Потом генерал стал бранить добровольцев и назвал их трусами; сказал, что ему не нужно больше никаких войск, кроме линейных, и что с этими войсками он пойдет на Париж и прекратит там беспорядки.
– Так вы не хотите и конституции? – спрашивают его собеседники.
– Новая конституция, которую выдумал Кондорсе, слишком глупа.
– Чем же вы ее замените?
– Прежней, 1791 года, как она ни плоха.
– Но вам нужен будет король, а имя Людовика внушает отвращение.
– Пускай себе зовется Людовиком или Жаном – неважно.
– Или Филиппом, – вставляет один из эмиссаров.
– Но чем вы замените нынешнее собрание?
Дюмурье на минуту задумывается, потом отвечает:
– Есть готовые местные администрации, избранные народом и пользующиеся его доверием, и пятьсот председателей округов будут его представителями.
– Но до созыва их кто примет почин этой новой революции?
– Мамелюки, то есть моя армия. Она изъявит таковое желание, участковые президенты распорядятся его утверждением, и я заключу мир с коалицией, которая, если я этому не воспрепятствую, будет в Париже через две недели.
Тогда эмиссары, оттого ли, что, как это впоследствии полагал Дюмурье, пришли выпытать правду в интересах якобинцев, или просто потому, что хотели вызвать генерала на еще большую откровенность, подсказали ему следующую мысль: почему бы ему не поставить якобинцев, уже готовое совещательное собрание, на место Конвента. Негодование, смешанное с презрением, изобразилось при этих словах на лице генерала, и посланники тотчас же отступились от своего предложения. Тогда они напомнили ему об опасности, которой подобный план подверг бы Бурбонов, заключенных в Тампле, в то время как он в них, по-видимому, принимает участие. Дюмурье ответил на это тотчас же, что если они все до последнего погибнут, в Париже и Кобленце, то Франция найдет себе вождя и спасется, но если, наконец, Париж совершит новые бесчинства над несчастными узниками, он немедленно сам явится и с двенадцатью тысячами войска совладает со столицей, – не то что этот дурак Брольи, который, имея тридцать тысяч человек, допустил взятие Бастилии. Он, с двумя только постами, в Ножане и Пон-Сен-Максансе, уморит парижан голодом.
– Впрочем, – присовокупил Дюмурье, – ваши якобинцы еще могут искупить все свои злодеяния: пусть они спасут несчастных узников и прогонят семьсот пятьдесят пять тиранов, составляющих Конвент, – и они прощены.
Тогда его собеседники завели речь об опасностях, которым он себя подвергает.
– В крайнем случае, – отвечает генерал, – мне остается возможность ускакать к австрийцам.
– Так вы хотите разделить участь Лафайета?
– Я перейду к неприятелю иначе, нежели он, к тому же державы имеют другое мнение о моих способностях и не обвиняют меня в 5 и 6 октября.
Дюмурье был прав, говоря, что не боится участи Лафайета.
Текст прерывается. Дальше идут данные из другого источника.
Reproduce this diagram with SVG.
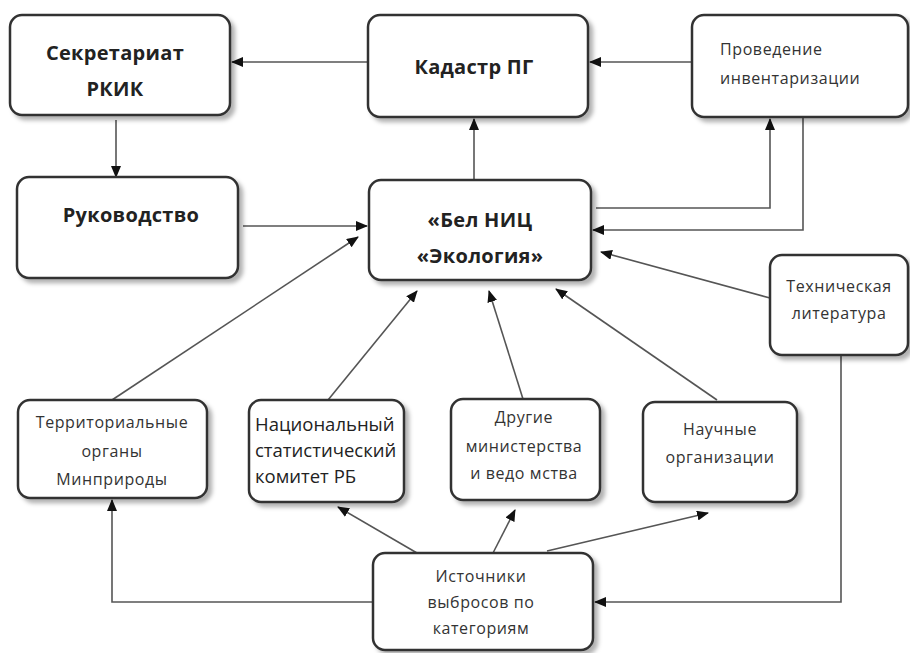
<svg xmlns="http://www.w3.org/2000/svg" width="910" height="653" viewBox="0 0 910 653">
<defs>
<filter id="sh" x="-10%" y="-10%" width="130%" height="130%">
<feDropShadow dx="4" dy="4" stdDeviation="2" flood-color="#000" flood-opacity="0.3"/>
</filter>
<marker id="ar" markerUnits="userSpaceOnUse" markerWidth="12" markerHeight="10" refX="11" refY="5" orient="auto">
<path d="M0,0 L12,5 L0,10 z" fill="#111"/>
</marker>
</defs>
<style>
.box{fill:#fff;stroke:#333;stroke-width:2.5;filter:url(#sh)}
.t{font-family:"Open Sans","Noto Sans",sans-serif;fill:#222}
.b{font-weight:bold;font-size:20px;letter-spacing:0.3px}
.n{font-size:16px;letter-spacing:0.6px;fill:#333}
.c{text-anchor:middle}
.ln{fill:none;stroke:#555;stroke-width:1.6;marker-end:url(#ar)}
</style>
<rect width="910" height="653" fill="#fff"/>
<g id="connectors">
<path class="ln" d="M367,62 L232,62"/>
<path class="ln" d="M692,62 L590,62"/>
<path class="ln" d="M116,120 L116,177"/>
<path class="ln" d="M243,226 L367,226"/>
<path class="ln" d="M474,180 L474,119"/>
<path class="ln" d="M596,208 L770,208 L770,119"/>
<path class="ln" d="M803,117 L803,230 L593,230"/>
<path class="ln" d="M770,298 L601,252"/>
<path class="ln" d="M841,355 L841,602 L595,602"/>
<path class="ln" d="M112,400 L358,237"/>
<path class="ln" d="M328,400 L417,291"/>
<path class="ln" d="M523,399 L489,291"/>
<path class="ln" d="M717,400 L556,289"/>
<path class="ln" d="M373,602 L112,602 L112,500"/>
<path class="ln" d="M417,553 L338,507"/>
<path class="ln" d="M493,553 L515,510"/>
<path class="ln" d="M547,551 L708,513"/>
</g>
<g id="secretariat">
<rect class="box" x="10" y="15" width="220" height="100" rx="12"/>
<text class="t b c" x="115" y="60">Секретариат</text>
<text class="t b c" x="115" y="96">РКИК</text>
</g>
<g id="kadastr">
<rect class="box" x="368" y="15" width="220" height="102" rx="12"/>
<text class="t b c" x="474" y="74">Кадастр ПГ</text>
</g>
<g id="provedenie">
<rect class="box" x="692" y="15" width="216" height="102" rx="12"/>
<text class="t n" x="720" y="55">Проведение</text>
<text class="t n" x="720" y="84">инвентаризации</text>
</g>
<g id="rukovodstvo">
<rect class="box" x="17" y="177" width="221" height="101" rx="12"/>
<text class="t b c" x="131" y="222">Руководство</text>
</g>
<g id="belnic">
<rect class="box" x="369" y="180" width="222" height="100" rx="12"/>
<text class="t b c" x="480" y="227">«Бел НИЦ</text>
<text class="t b c" x="480" y="263">«Экология»</text>
</g>
<g id="tehlit">
<rect class="box" x="770" y="255" width="138" height="100" rx="12"/>
<text class="t n c" x="839" y="292">Техническая</text>
<text class="t n c" x="839" y="319">литература</text>
</g>
<g id="territ">
<rect class="box" x="18" y="400" width="189" height="98" rx="12"/>
<text class="t n c" x="112" y="428">Территориальные</text>
<text class="t n c" x="112" y="457">органы</text>
<text class="t n c" x="112" y="485">Минприроды</text>
</g>
<g id="nacstat">
<rect class="box" x="249" y="400" width="155" height="102" rx="12"/>
<text class="t" x="255" y="431" style="font-size:18.5px">Национальный</text>
<text class="t" x="255" y="457" style="font-size:18.5px">статистический</text>
<text class="t" x="255" y="483" style="font-size:18.5px">комитет РБ</text>
</g>
<g id="drugie">
<rect class="box" x="451" y="399" width="149" height="101" rx="12"/>
<text class="t n c" x="524" y="423">Другие</text>
<text class="t n c" x="524" y="452">министерства</text>
<text class="t n c" x="524" y="479">и ведо мства</text>
</g>
<g id="nauchnye">
<rect class="box" x="643" y="402" width="154" height="100" rx="12"/>
<text class="t n c" x="720" y="435">Научные</text>
<text class="t n c" x="720" y="463">организации</text>
</g>
<g id="istochniki">
<rect class="box" x="373" y="553" width="220" height="97" rx="12"/>
<text class="t n c" x="481" y="582">Источники</text>
<text class="t n c" x="481" y="608">выбросов по</text>
<text class="t n c" x="481" y="634">категориям</text>
</g>
</svg>
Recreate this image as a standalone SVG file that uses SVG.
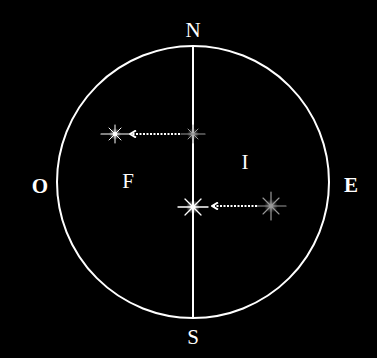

Его способности слишком уважали, а твердостью его правил слишком пренебрегали, чтобы запереть его в Ольмюце. Эмиссары оставили его, говоря, что постараются выведать планы якобинцев и Парижа об этом.
Генерал, хоть и считал своих собеседников чистокровными якобинцами, нисколько не умерил своих выражений. Регулярные войска и добровольцы недоверчиво наблюдали друг за другом, и по всему было видно, что Дюмурье собирается поднять знамя восстания.
Исполнительная власть получала неудовлетворительные отчеты, и наблюдательный комитет предложил и провел декрет, потребовавший Дюмурье к ответу. Четырем комиссарам поручили отправиться в армию в сопровождении военного министра, сообщить декрет и привезти генерала в Париж. Этими комиссарами были Банкаль, Кинет, Камю и Ламарк. Бернонвиль отправился вместе с ними; роль его была очень щекотливой вследствие его дружбы с Дюмурье.
Комиссия выехала 30 марта. В тот же день Дюмурье перешел на поле Брюий, откуда мог одновременно угрожать трем важным крепостям: Лиллю, Конде и Валансьену. Он еще не знал хорошенько, на что решиться, потому что армия его была разделена. Артиллерия, линейные войска, кавалерия – словом, все регулярные войска казались преданными ему; но добровольцы начинали роптать и отделяться от остальных. Ввиду этого обстоятельства Дюмурье оставалось одно средство: отобрать у добровольцев оружие. Но он рисковал сражением; да и средство было сомнительным, потому что регулярные войска могли не захотеть обезоруживать или притеснять своих товарищей. К тому же между добровольцами были и такие, которые отлично дрались и, по-видимому, любили своего генерала.